If Davis' sname sounds familiar, it's because he was one of four judges caught up in a juicy FBI sting in the mid-'90s called "Operation Court Broom." The feds snared the judges accepting bribes in brown paper bags and under car seats from informants, and took them all to court.

Davis, memorably, wriggled out of more serious trouble than his three colleagues by admitting his raging cocaine and alcohol abuse. The stentorian-toned Harvard graduate told a shocked jury he always carried a dose of the white stuff in his pocket and often snorted up in his chambers.

The jury acquitted Davis, even though the FBI had recorded him arranging a $20,000 bribe to fix a case. Davis was disbarred for a decade for his sins.

Now he's back in Miami court, again defending himself against charges of corruption. On the stand last Friday and yesterday, Davis used a PowerPoint presentation to calmly explain why charges that he stole more than $80,000 from a nonprofit he founded in 1997 were untrue.

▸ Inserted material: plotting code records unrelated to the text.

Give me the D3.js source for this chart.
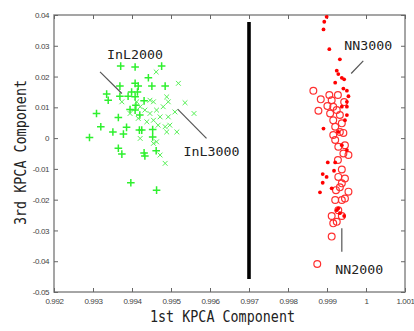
<!DOCTYPE html>
<html>
<head>
<meta charset="utf-8">
<script src="https://cdn.jsdelivr.net/npm/d3@7/dist/d3.min.js"></script>
<style>
  html, body { margin: 0; padding: 0; background: #fff; }
  svg { display: block; }
</style>
</head>
<body>
<svg id="chart" width="414" height="331"></svg>
<script>
// InL2000 ("+") points [x, y]
const inl2000 = [
  [0.99371, 0.0234], [0.99408, 0.0231], [0.99476, 0.0234], [0.99442, 0.0196],
  [0.99369, 0.0169], [0.99408, 0.0178], [0.99416, 0.0169], [0.99451, 0.0169],
  [0.99485, 0.0169], [0.99335, 0.0143], [0.99339, 0.0123], [0.99369, 0.0136],
  [0.99399, 0.0150], [0.99408, 0.0134], [0.99414, 0.0150], [0.99431, 0.0121],
  [0.99395, 0.0093], [0.99410, 0.0107], [0.99309, 0.0080], [0.99365, 0.0067],
  [0.99320, 0.0037], [0.99351, 0.0020], [0.99378, 0.0013], [0.99386, 0.0035],
  [0.99419, 0.0026], [0.99291, 0.0002], [0.99365, -0.0033], [0.99374, -0.0052],
  [0.99431, -0.0048], [0.99433, -0.0058], [0.99462, -0.0041], [0.99397, -0.0145],
  [0.99463, -0.0169], [0.99453, 0.0028], [0.99425, 0.0026], [0.99453, 0.0004],
  [0.99408, 0.0091], [0.99390, 0.0136], [0.99420, 0.0075]
];

// InL3000 ("x") points
const inl3000 = [
  [0.99462, 0.0215], [0.99519, 0.0178], [0.99536, 0.0115], [0.99559, 0.0080],
  [0.99489, 0.0134], [0.99493, 0.0118], [0.99480, 0.0102], [0.99463, 0.0091],
  [0.99446, 0.0080], [0.99472, 0.0069], [0.99493, 0.0069], [0.99510, 0.0085],
  [0.99497, 0.0042], [0.99485, 0.0037], [0.99515, 0.0020], [0.99489, 0.0020],
  [0.99438, 0.0053], [0.99416, 0.0064], [0.99433, 0.0091], [0.99455, -0.0017],
  [0.99463, -0.0012], [0.99472, -0.0055], [0.99485, -0.0082], [0.99412, 0.0118],
  [0.99374, 0.0118], [0.99421, 0.0102], [0.99455, 0.0058], [0.99467, 0.0042],
  [0.99421, -0.0001], [0.99455, 0.0118], [0.99395, 0.0080], [0.99446, 0.0123]
];

// NN2000 (open circle) points
const nn2000 = [
  [0.99865, 0.0154], [0.99884, 0.0126], [0.99878, 0.0089], [0.99906, 0.0140],
  [0.99912, 0.0123], [0.99901, 0.0104], [0.99916, 0.0102], [0.99925, 0.0091],
  [0.99908, 0.0080], [0.99933, 0.0075], [0.99916, 0.0058], [0.99938, 0.0048],
  [0.99921, 0.0037], [0.99933, 0.0020], [0.99916, 0.0010], [0.99921, -0.0006],
  [0.99942, 0.0017], [0.99929, -0.0028], [0.99946, -0.0023], [0.99942, -0.0050],
  [0.99955, -0.0055], [0.99938, -0.0102], [0.99929, -0.0126], [0.99946, -0.0131],
  [0.99938, -0.0147], [0.99933, -0.0160], [0.99955, -0.0174], [0.99921, -0.0201],
  [0.99938, -0.0201], [0.99946, -0.0196], [0.99929, -0.0234], [0.99912, -0.0253],
  [0.99938, -0.0253], [0.99916, -0.0277], [0.99925, -0.0272], [0.99912, -0.0320],
  [0.99875, -0.0409], [0.99928, 0.0140], [0.99944, 0.0117], [0.99928, -0.0071],
  [0.99923, -0.0169]
];

// NN3000 (filled dot) points
const nn3000 = [
  [0.99899, 0.0394], [0.99893, 0.0378], [0.99891, 0.0353], [0.99906, 0.0289],
  [0.99933, 0.0256], [0.99925, 0.0219], [0.99929, 0.0208], [0.99938, 0.0196],
  [0.99944, 0.0191], [0.99921, 0.0180], [0.99942, 0.0161], [0.99951, 0.0154],
  [0.99955, 0.0136], [0.99951, 0.0118], [0.99891, 0.0031], [0.99938, 0.0102],
  [0.99951, 0.0102], [0.99951, 0.0075], [0.99946, 0.0058], [0.99929, 0.0020],
  [0.99902, -0.0079], [0.99921, -0.0079], [0.99889, -0.0117], [0.99899, -0.0126],
  [0.99889, -0.0145], [0.99918, -0.0106], [0.99912, -0.0163], [0.99882, -0.0176],
  [0.99938, -0.0023], [0.99951, -0.0039], [0.99929, -0.0228], [0.99933, -0.0244],
  [0.99944, -0.0253], [0.99925, -0.0234]
];

// divider between the two groups
const divider = [[0.997, 0.0377], [0.997, -0.0458]];

const xTicks = [0.992, 0.993, 0.994, 0.995, 0.996, 0.997, 0.998, 0.999, 1, 1.001];
const xTickLabels = ['0.992', '0.993', '0.994', '0.995', '0.996', '0.997', '0.998', '0.999', '1', '1.001'];
const yTicks = [0.04, 0.03, 0.02, 0.01, 0, -0.01, -0.02, -0.03, -0.04, -0.05];
const yTickLabels = ['0.04', '0.03', '0.02', '0.01', '0', '-0.01', '-0.02', '-0.03', '-0.04', '-0.05'];

// annotation labels: text anchor point and pointer line, in data units
const notes = [
  {text: 'InL2000', at: [0.99336, 0.0256], line: [[0.99318, 0.0215], [0.99374, 0.0145]]},
  {text: 'InL3000', at: [0.99532, -0.0058], line: [[0.99517, 0.0094], [0.99591, -0.0001]]},
  {text: 'NN3000', at: [0.99944, 0.0286], line: [[0.99993, 0.0251], [0.99962, 0.0210]]},
  {text: 'NN2000', at: [0.99921, -0.0440], line: [[0.99938, -0.0293], [0.99938, -0.0369]]}
];

const svg = d3.select('#chart');
const x = d3.scaleLinear().domain([0.992, 1.001]).range([54, 405]);
const y = d3.scaleLinear().domain([-0.05, 0.04]).range([292, 15]);

const tickFont = '"Liberation Sans", Arial, sans-serif';
const monoFont = '"DejaVu Sans Mono", "Liberation Mono", monospace';

// box
svg.append('rect')
  .attr('x', x.range()[0]).attr('y', y.range()[1])
  .attr('width', x.range()[1] - x.range()[0])
  .attr('height', y.range()[0] - y.range()[1])
  .attr('fill', 'none').attr('stroke', '#888').attr('stroke-width', 1.5);

// axes with inward ticks
const axisB = svg.append('g').attr('transform', `translate(0,${y.range()[0]})`)
  .call(d3.axisBottom(x).tickValues(xTicks).tickSizeInner(-4).tickSizeOuter(0)
    .tickFormat((d, i) => xTickLabels[i]));
const axisT = svg.append('g').attr('transform', `translate(0,${y.range()[1]})`)
  .call(d3.axisTop(x).tickValues(xTicks).tickSizeInner(-4).tickSizeOuter(0).tickFormat(''));
const axisL = svg.append('g').attr('transform', `translate(${x.range()[0]},0)`)
  .call(d3.axisLeft(y).tickValues(yTicks).tickSizeInner(-4).tickSizeOuter(0)
    .tickFormat((d, i) => yTickLabels[i]));
const axisR = svg.append('g').attr('transform', `translate(${x.range()[1]},0)`)
  .call(d3.axisRight(y).tickValues(yTicks).tickSizeInner(-4).tickSizeOuter(0).tickFormat(''));

[axisB, axisT, axisL, axisR].forEach(a => {
  a.select('.domain').remove();
  a.selectAll('.tick line').attr('stroke', '#666');
  a.selectAll('.tick text')
    .attr('font-family', tickFont).attr('font-size', 8)
    .attr('letter-spacing', -0.4).attr('fill', '#444');
});
axisB.selectAll('.tick text').attr('y', 6);
axisL.selectAll('.tick text').attr('x', -5);

// divider line
svg.append('line')
  .attr('x1', x(divider[0][0])).attr('y1', y(divider[0][1]))
  .attr('x2', x(divider[1][0])).attr('y2', y(divider[1][1]))
  .attr('stroke', '#000').attr('stroke-width', 3.6);

// InL2000 plus markers
svg.append('g').selectAll('path').data(inl2000).enter().append('path')
  .attr('d', d => {
    const cx = x(d[0]), cy = y(d[1]), s = 3.8;
    return `M${cx - s},${cy}H${cx + s}M${cx},${cy - s}V${cy + s}`;
  })
  .attr('stroke', '#2ef02e').attr('stroke-width', 1.5).attr('fill', 'none');

// InL3000 cross markers
svg.append('g').selectAll('path').data(inl3000).enter().append('path')
  .attr('d', d => {
    const cx = x(d[0]), cy = y(d[1]), s = 2.4;
    return `M${cx - s},${cy - s}L${cx + s},${cy + s}M${cx - s},${cy + s}L${cx + s},${cy - s}`;
  })
  .attr('stroke', '#55f055').attr('stroke-width', 1).attr('fill', 'none');

// NN2000 circles
svg.append('g').selectAll('circle').data(nn2000).enter().append('circle')
  .attr('cx', d => x(d[0])).attr('cy', d => y(d[1])).attr('r', 3.4)
  .attr('fill', 'none').attr('stroke', '#ff3030').attr('stroke-width', 1.2);

// NN3000 dots
svg.append('g').selectAll('circle').data(nn3000).enter().append('circle')
  .attr('cx', d => x(d[0])).attr('cy', d => y(d[1])).attr('r', 1.9)
  .attr('fill', '#ff0000');

// annotations
const ng = svg.append('g');
notes.forEach(n => {
  ng.append('line')
    .attr('x1', x(n.line[0][0])).attr('y1', y(n.line[0][1]))
    .attr('x2', x(n.line[1][0])).attr('y2', y(n.line[1][1]))
    .attr('stroke', '#555').attr('stroke-width', 1.2);
  ng.append('text')
    .attr('x', x(n.at[0])).attr('y', y(n.at[1]))
    .attr('font-family', monoFont).attr('font-size', 13)
    .attr('textLength', n.text.length * 8).attr('lengthAdjust', 'spacingAndGlyphs')
    .attr('fill', '#222')
    .text(n.text);
});

// axis titles
svg.append('text')
  .attr('x', 150).attr('y', 322)
  .attr('font-family', monoFont).attr('font-size', 15)
  .attr('textLength', 145).attr('lengthAdjust', 'spacingAndGlyphs')
  .attr('fill', '#222')
  .text('1st KPCA Component');

svg.append('text')
  .attr('transform', 'translate(26,225) rotate(-90)')
  .attr('font-family', monoFont).attr('font-size', 15)
  .attr('textLength', 145).attr('lengthAdjust', 'spacingAndGlyphs')
  .attr('fill', '#222')
  .text('3rd KPCA Component');
</script>
</body>
</html>
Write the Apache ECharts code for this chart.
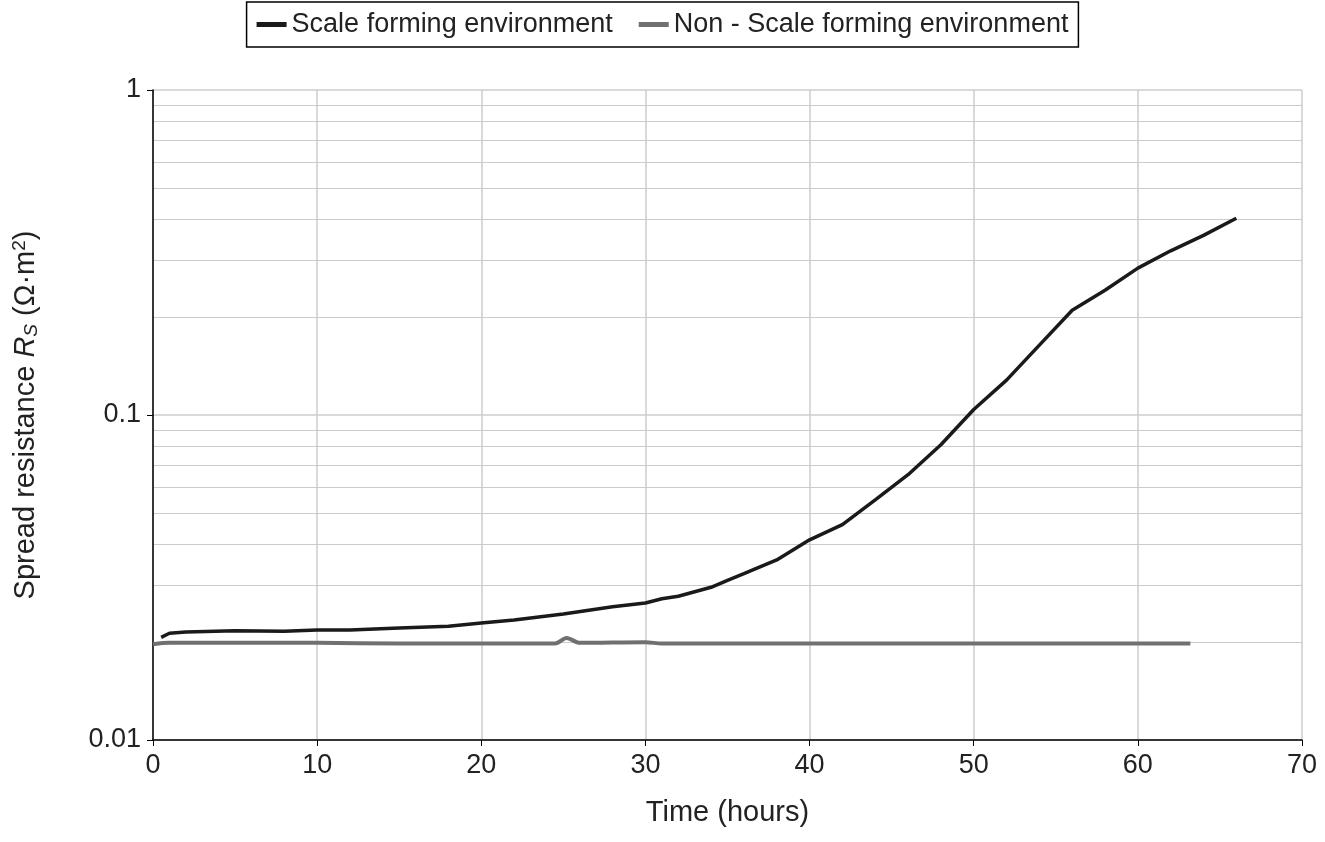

The case itself is complex -- hinging on whether Davis funneled grant money through a sham corporation or whether he simply had an unusual accounting method. But the most striking moment in his testimony this week came when he pointed a finger back at the prosecutors trying to take him down.

In 2003, according to Davis, he met with State Attorney Katherine Fernandez Rundle and a number of her assistant state attorneys to pitch his nonprofit -- the Miami Dade Resident College -- as an outlet for the state's diversion program, which offers lesser sentences to criminals who attend life skills and anger management classes.

Davis says he presented Rundle and her staff with virtually all of his nonprofit's financials and inner details. Rundle not only detected no fraud, Davis says, but also recommended his college for the diversion program.

"I explained exactly how our system worked to... Rundle," Davis said on the stand.

Rundle and the ASAs present at the '03 meeting with Davis recused themselves from his prosecution. But the former judge's testimony leaves open some pressing questions: What took place at that meeting? If Davis's group is indeed guilty of massive fraud, why were none of the prosecutors tipped off?

Riptide sent these questions to Ed Griffith, the Miami SAO spokesman whom Davis says was also present at the meeting. Griffith hasn't yet responded.

Davis's trial, meanwhile, is ongoing at the Gerstein building downtown.